- TASK STATEMENT -
Copy out the material below in full, but not its images.

- - - - -

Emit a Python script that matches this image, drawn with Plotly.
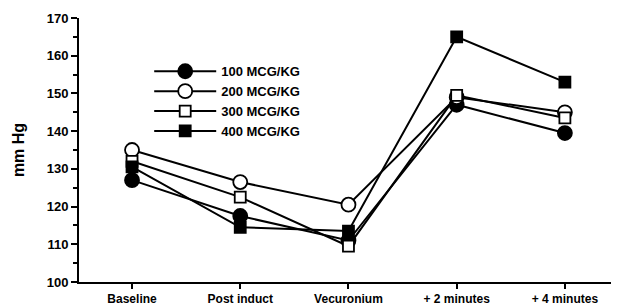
import plotly.graph_objects as go

categories = ["Baseline", "Post induct", "Vecuronium", "+ 2 minutes", "+ 4 minutes"]
series_names = ["100 MCG/KG", "200 MCG/KG", "300 MCG/KG", "400 MCG/KG"]
v100 = [127, 117.5, 111, 147, 139.5]
v200 = [135, 126.5, 120.5, 149, 145]
v300 = [132, 122.5, 109.5, 149.5, 143.5]
v400 = [130.5, 114.5, 113.5, 165, 153]
y_ticks = [100, 110, 120, 130, 140, 150, 160, 170]

values = [v100, v200, v300, v400]
symbols = ["circle", "circle", "square", "square"]
fills = ["black", "white", "white", "black"]
sizes = [14, 14, 11, 11]

fig = go.Figure()
xs = list(range(len(categories)))
for name, vals, sym, fc, sz in zip(series_names, values, symbols, fills, sizes):
    fig.add_trace(go.Scatter(
        x=xs, y=vals, name=name, mode="lines+markers",
        line=dict(color="black", width=2),
        marker=dict(symbol=sym, size=sz, color=fc, line=dict(color="black", width=1.8)),
    ))

# page body has an 8px default margin; the figure is sized to compensate
fig.update_layout(
    width=611, height=299,
    margin=dict(l=71, r=0, t=10, b=25),
    plot_bgcolor="white", paper_bgcolor="white",
    font=dict(family="Liberation Sans, Arial, sans-serif", color="black", size=12),
    showlegend=True,
    legend=dict(x=0.13, y=0.855, xanchor="left", yanchor="top",
                font=dict(size=13, weight="bold"), bgcolor="rgba(0,0,0,0)",
                tracegroupgap=0, itemwidth=62),
    xaxis=dict(range=[-0.49, 4.5], tickmode="array", tickvals=xs, ticktext=categories,
               showline=True, linecolor="black", linewidth=2, ticks="outside",
               ticklen=5, tickwidth=2, tickcolor="black", showgrid=False, zeroline=False,
               tickfont=dict(size=12, weight="bold"), automargin=False),
    yaxis=dict(range=[100, 170], tickvals=y_ticks, showline=True, linecolor="black",
               linewidth=2, ticks="outside", ticklen=6, tickwidth=2, tickcolor="black",
               showgrid=False, zeroline=False, tickfont=dict(size=13, weight="bold"),
               minor=dict(dtick=5, ticks="outside", ticklen=4, tickwidth=1.5, tickcolor="black"),
               title=dict(text="mm Hg", font=dict(size=16, weight="bold"), standoff=18),
               automargin=False),
)

fig.write_html("out.html")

- - - - -

- EXERCISE RESPONSE -
Emit a Python script that matches this image, drawn with Plotly.
import plotly.graph_objects as go

categories = ["Baseline", "Post induct", "Vecuronium", "+ 2 minutes", "+ 4 minutes"]
series_names = ["100 MCG/KG", "200 MCG/KG", "300 MCG/KG", "400 MCG/KG"]
v100 = [127, 117.5, 111, 147, 139.5]
v200 = [135, 126.5, 120.5, 149, 145]
v300 = [132, 122.5, 109.5, 149.5, 143.5]
v400 = [130.5, 114.5, 113.5, 165, 153]
y_ticks = [100, 110, 120, 130, 140, 150, 160, 170]

values = [v100, v200, v300, v400]
symbols = ["circle", "circle", "square", "square"]
fills = ["black", "white", "white", "black"]
sizes = [14, 14, 11, 11]

fig = go.Figure()
xs = list(range(len(categories)))
for name, vals, sym, fc, sz in zip(series_names, values, symbols, fills, sizes):
    fig.add_trace(go.Scatter(
        x=xs, y=vals, name=name, mode="lines+markers",
        line=dict(color="black", width=2),
        marker=dict(symbol=sym, size=sz, color=fc, line=dict(color="black", width=1.8)),
    ))

# page body has an 8px default margin; the figure is sized to compensate
fig.update_layout(
    width=611, height=299,
    margin=dict(l=71, r=0, t=10, b=25),
    plot_bgcolor="white", paper_bgcolor="white",
    font=dict(family="Liberation Sans, Arial, sans-serif", color="black", size=12),
    showlegend=True,
    legend=dict(x=0.13, y=0.855, xanchor="left", yanchor="top",
                font=dict(size=13, weight="bold"), bgcolor="rgba(0,0,0,0)",
                tracegroupgap=0, itemwidth=62),
    xaxis=dict(range=[-0.49, 4.5], tickmode="array", tickvals=xs, ticktext=categories,
               showline=True, linecolor="black", linewidth=2, ticks="outside",
               ticklen=5, tickwidth=2, tickcolor="black", showgrid=False, zeroline=False,
               tickfont=dict(size=12, weight="bold"), automargin=False),
    yaxis=dict(range=[100, 170], tickvals=y_ticks, showline=True, linecolor="black",
               linewidth=2, ticks="outside", ticklen=6, tickwidth=2, tickcolor="black",
               showgrid=False, zeroline=False, tickfont=dict(size=13, weight="bold"),
               minor=dict(dtick=5, ticks="outside", ticklen=4, tickwidth=1.5, tickcolor="black"),
               title=dict(text="mm Hg", font=dict(size=16, weight="bold"), standoff=18),
               automargin=False),
)

fig.write_html("out.html")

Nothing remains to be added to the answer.